— start —

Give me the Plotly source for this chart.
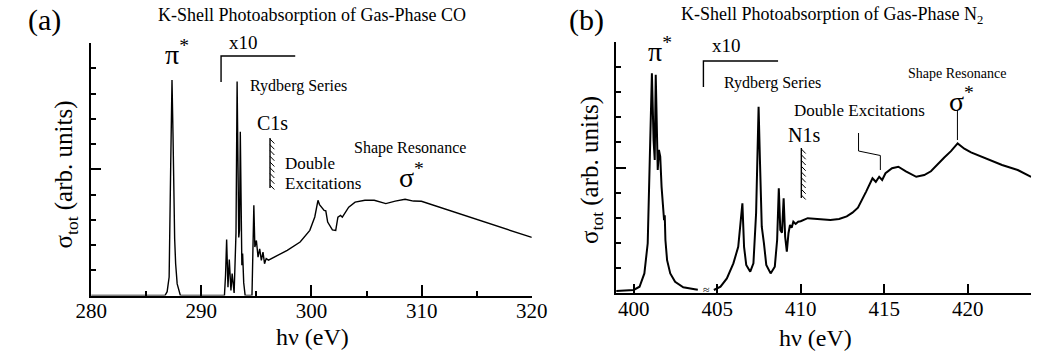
import plotly.graph_objects as go

W, H = 1051, 358
SERIF = "Times New Roman, Liberation Serif, Times, serif"

# ---------------- data ----------------
# Panel (a): K-shell photoabsorption of gas-phase CO
co_energy = [280.0, 286.7, 286.9, 287.08, 287.22, 287.34, 287.43, 287.52, 287.58, 287.67, 287.81, 288.1,
             292.1, 292.2, 292.3, 292.42, 292.54, 292.69, 292.8, 292.98, 293.15, 293.25, 293.4, 293.47,
             293.54, 293.68, 293.75, 293.85, 293.98, 294.6, 294.7, 294.77, 294.86, 295.0, 295.15, 295.3,
             295.45, 295.6, 295.74, 295.89, 296.1, 296.6, 297.8, 298.97, 299.85, 300.3, 300.59, 300.73,
             300.88, 301.03, 301.15, 301.3, 301.47, 301.9, 302.2, 302.4, 302.64, 302.8, 303.38, 303.96,
             304.85, 305.7, 306.75, 307.6, 308.5, 309.25, 309.98, 320.0]
co_sigma = [0.0, 0.0, 0.15, 0.73, 5.09, 8.53, 6.42, 2.45, 2.25, 1.26, 0.46, 0.0,
            0.0, 0.8, 2.22, 0.33, 1.42, 0.2, 0.87, 0.1, 2.5, 8.47, 2.3, 2.6,
            6.48, 1.2, 1.66, 0.5, 0.0, 0.0, 2.0, 3.57, 1.92, 2.18, 1.52, 1.85,
            1.39, 1.72, 1.26, 1.46, 1.4, 1.52, 1.79, 2.12, 2.58, 3.11, 3.77, 3.6,
            3.5, 3.45, 3.37, 3.35, 2.91, 2.6, 2.58, 3.1, 3.17, 3.1, 3.5, 3.7,
            3.77, 3.77, 3.64, 3.74, 3.81, 3.74, 3.73, 2.3]

# Panel (b): K-shell photoabsorption of gas-phase N2 (two segments around the axis break)
n2_energy_1 = [398.95, 399.6, 400.0, 400.35, 400.64, 400.84, 400.97, 401.09, 401.19, 401.26, 401.32,
               401.4, 401.44, 401.51, 401.59, 401.67, 401.74, 401.82, 401.86, 401.9, 402.0, 402.19,
               402.48, 402.97, 403.65, 403.84]
n2_sigma_1 = [0.08, 0.1, 0.12, 0.25, 0.78, 1.98, 5.3, 8.75, 6.1, 5.3, 8.69,
              6.36, 4.9, 5.7, 5.43, 4.23, 3.57, 2.9, 3.1, 2.11, 1.31, 0.78,
              0.45, 0.23, 0.15, 0.13]
n2_energy_2 = [404.8, 405.2, 405.58, 405.97, 406.26, 406.4, 406.51, 406.61, 406.74, 406.98, 407.17,
               407.33, 407.42, 407.48, 407.56, 407.67, 407.8, 407.94, 408.2, 408.45, 408.59, 408.69,
               408.78, 408.88, 408.98, 409.07, 409.17, 409.27, 409.36, 409.46, 409.56, 409.7, 409.85,
               410.0, 410.42, 411.0, 411.78, 412.3, 412.76, 413.1, 413.43, 413.92, 414.3, 414.5,
               414.7, 414.88, 415.08, 415.47, 415.85, 416.3, 416.92, 417.4, 417.8, 418.6, 419.0,
               419.4, 419.8, 420.2, 421.08, 422.06, 423.0, 423.8]
n2_sigma_2 = [0.12, 0.25, 0.58, 1.18, 1.84, 2.9, 3.57, 1.84, 1.12, 0.85, 1.18,
              3.18, 6.63, 7.42, 5.3, 2.64, 1.98, 1.12, 0.78, 1.05, 2.11, 4.17,
              2.51, 2.4, 3.77, 2.24, 1.65, 2.38, 2.71, 2.6, 2.84, 2.75, 2.84,
              2.86, 2.98, 2.95, 2.91, 2.95, 3.05, 3.2, 3.4, 4.04, 4.57, 4.43,
              4.63, 4.5, 4.77, 4.97, 5.03, 4.85, 4.63, 4.7, 4.85, 5.4, 5.65,
              5.96, 5.75, 5.6, 5.37, 5.1, 4.9, 4.63]

n2_energy = n2_energy_1 + [None] + n2_energy_2
n2_sigma = n2_sigma_1 + [None] + n2_sigma_2

# ---------------- figure ----------------
fig = go.Figure()
fig.add_trace(go.Scatter(x=co_energy, y=co_sigma, mode="lines",
                         line=dict(color="black", width=1.4), xaxis="x", yaxis="y",
                         showlegend=False, hoverinfo="skip"))
fig.add_trace(go.Scatter(x=n2_energy, y=n2_sigma, mode="lines", connectgaps=False,
                         line=dict(color="black", width=2), xaxis="x2", yaxis="y2",
                         showlegend=False, hoverinfo="skip"))


def px(x):
    return x / W


def py(y):
    return 1 - y / H


axis_common = dict(showline=True, linecolor="black", linewidth=1.5, showgrid=False, zeroline=False,
                   ticks="inside", tickcolor="black", tickwidth=1.5, mirror=False)

tick_font = dict(family=SERIF, size=21, color="black")

fig.update_layout(
    width=W, height=H, margin=dict(l=0, r=0, t=0, b=0),
    paper_bgcolor="white", plot_bgcolor="white",
    font=dict(family=SERIF, color="black"),
    xaxis=dict(domain=[px(77.5), px(532)], range=[280, 320], anchor="y", tick0=280, dtick=10,
               ticklen=11, tickfont=tick_font, ticklabelstandoff=-4,
               minor=dict(ticks="inside", dtick=5, ticklen=5, tickwidth=1.5, tickcolor="black"),
               **axis_common),
    yaxis=dict(domain=[py(295.5), py(43)], range=[0, 10], anchor="x", tick0=0, dtick=5, ticklen=10,
               showticklabels=False,
               minor=dict(ticks="inside", dtick=1, ticklen=5, tickwidth=1.5, tickcolor="black"),
               **axis_common),
    xaxis2=dict(domain=[px(619), px(1047)], range=[398.95, 423.8], anchor="y2", tick0=400, dtick=5,
                ticklen=9, tickfont=tick_font, ticklabelstandoff=-4, **axis_common),
    yaxis2=dict(domain=[py(293), py(42)], range=[0, 10], anchor="x2", tick0=0, dtick=5, ticklen=10,
                showticklabels=False,
                minor=dict(ticks="inside", dtick=1, ticklen=5, tickwidth=1.5, tickcolor="black"),
                **axis_common),
)

annotations = []


def text(x, y, s, size, xanchor="center", angle=0):
    annotations.append(dict(x=px(x), y=py(y), xref="paper", yref="paper", text=s, showarrow=False,
                            xanchor=xanchor, yanchor="middle", textangle=angle,
                            font=dict(family=SERIF, size=size, color="black")))


# panel (a)
text(29, 20, "(a)", 30)
text(305, 15, "K-Shell Photoabsorption of Gas-Phase CO", 18)
text(166, 53, "π<sup>*</sup>", 28)
text(235, 43, "x10", 19)
text(291, 86, "Rydberg Series", 16)
text(265, 123, "C1s", 20)
text(275, 163, "Double", 17, xanchor="left")
text(275, 183, "Excitations", 17, xanchor="left")
text(406, 148, "Shape Resonance", 16)
text(408, 175, "σ<sup>*</sup>", 28)
text(51, 174, "σ<sub>tot</sub> (arb. units)", 25, angle=-90)
text(306, 337, "hν (eV)", 24)

# panel (b)
text(588, 20, "(b)", 30)
text(842, 15, "K-Shell Photoabsorption of Gas-Phase N<sub>2</sub>", 18)
text(664, 49, "π<sup>*</sup>", 28)
text(733, 45, "x10", 19)
text(780, 83, "Rydberg Series", 16)
text(870, 111, "Double Excitations", 17)
text(813, 135, "N1s", 20)
text(971, 73, "Shape Resonance", 14)
text(975, 99, "σ<sup>*</sup>", 28)
text(593, 170, "σ<sub>tot</sub> (arb. units)", 25, angle=-90)
text(825, 338, "hν (eV)", 24)

# break mark on panel (b) axis
text(712, 290, "≈", 12)

fig.update_layout(annotations=annotations)

shapes = []


def seg(points, width=1.2):
    path = "M " + " L ".join(f"{px(a)},{py(b)}" for a, b in points)
    shapes.append(dict(type="path", xref="paper", yref="paper", path=path,
                       line=dict(color="black", width=width)))


def hatch(x, y0, y1):
    seg([(x, y0), (x, y1)], 1.4)
    n = 9
    step = (y1 - y0 - 4) / (n - 1)
    for i in range(n):
        yy = y0 + 1 + i * step
        seg([(x, yy), (x + 4.5, yy + 4.5)], 1.0)


# panel (a) bracket & hatch
seg([(211.5, 82), (211.5, 56), (288, 56)], 1.4)
hatch(262, 138, 188)
# panel (b) bracket, hatch, pointers
seg([(709, 87), (709, 61), (786, 61)], 1.4)
hatch(810, 148, 198)
seg([(869, 133), (869, 151), (891.5, 155.5), (891.5, 170)], 1.0)
seg([(971, 110), (971, 140)], 1.0)

fig.update_layout(shapes=shapes)

fig.write_html("out.html")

— end —

## What the task asks
Please quote the lines of the material, beginning with the first and ending with the one that contains "3.77, 3.77, 3.64, 3.74, 3.81, 3.74, 3.73, 2.3]", exactly as written and without any pictures.

## Task output
Give me the Plotly source for this chart.
import plotly.graph_objects as go

W, H = 1051, 358
SERIF = "Times New Roman, Liberation Serif, Times, serif"

# ---------------- data ----------------
# Panel (a): K-shell photoabsorption of gas-phase CO
co_energy = [280.0, 286.7, 286.9, 287.08, 287.22, 287.34, 287.43, 287.52, 287.58, 287.67, 287.81, 288.1,
             292.1, 292.2, 292.3, 292.42, 292.54, 292.69, 292.8, 292.98, 293.15, 293.25, 293.4, 293.47,
             293.54, 293.68, 293.75, 293.85, 293.98, 294.6, 294.7, 294.77, 294.86, 295.0, 295.15, 295.3,
             295.45, 295.6, 295.74, 295.89, 296.1, 296.6, 297.8, 298.97, 299.85, 300.3, 300.59, 300.73,
             300.88, 301.03, 301.15, 301.3, 301.47, 301.9, 302.2, 302.4, 302.64, 302.8, 303.38, 303.96,
             304.85, 305.7, 306.75, 307.6, 308.5, 309.25, 309.98, 320.0]
co_sigma = [0.0, 0.0, 0.15, 0.73, 5.09, 8.53, 6.42, 2.45, 2.25, 1.26, 0.46, 0.0,
            0.0, 0.8, 2.22, 0.33, 1.42, 0.2, 0.87, 0.1, 2.5, 8.47, 2.3, 2.6,
            6.48, 1.2, 1.66, 0.5, 0.0, 0.0, 2.0, 3.57, 1.92, 2.18, 1.52, 1.85,
            1.39, 1.72, 1.26, 1.46, 1.4, 1.52, 1.79, 2.12, 2.58, 3.11, 3.77, 3.6,
            3.5, 3.45, 3.37, 3.35, 2.91, 2.6, 2.58, 3.1, 3.17, 3.1, 3.5, 3.7,
            3.77, 3.77, 3.64, 3.74, 3.81, 3.74, 3.73, 2.3]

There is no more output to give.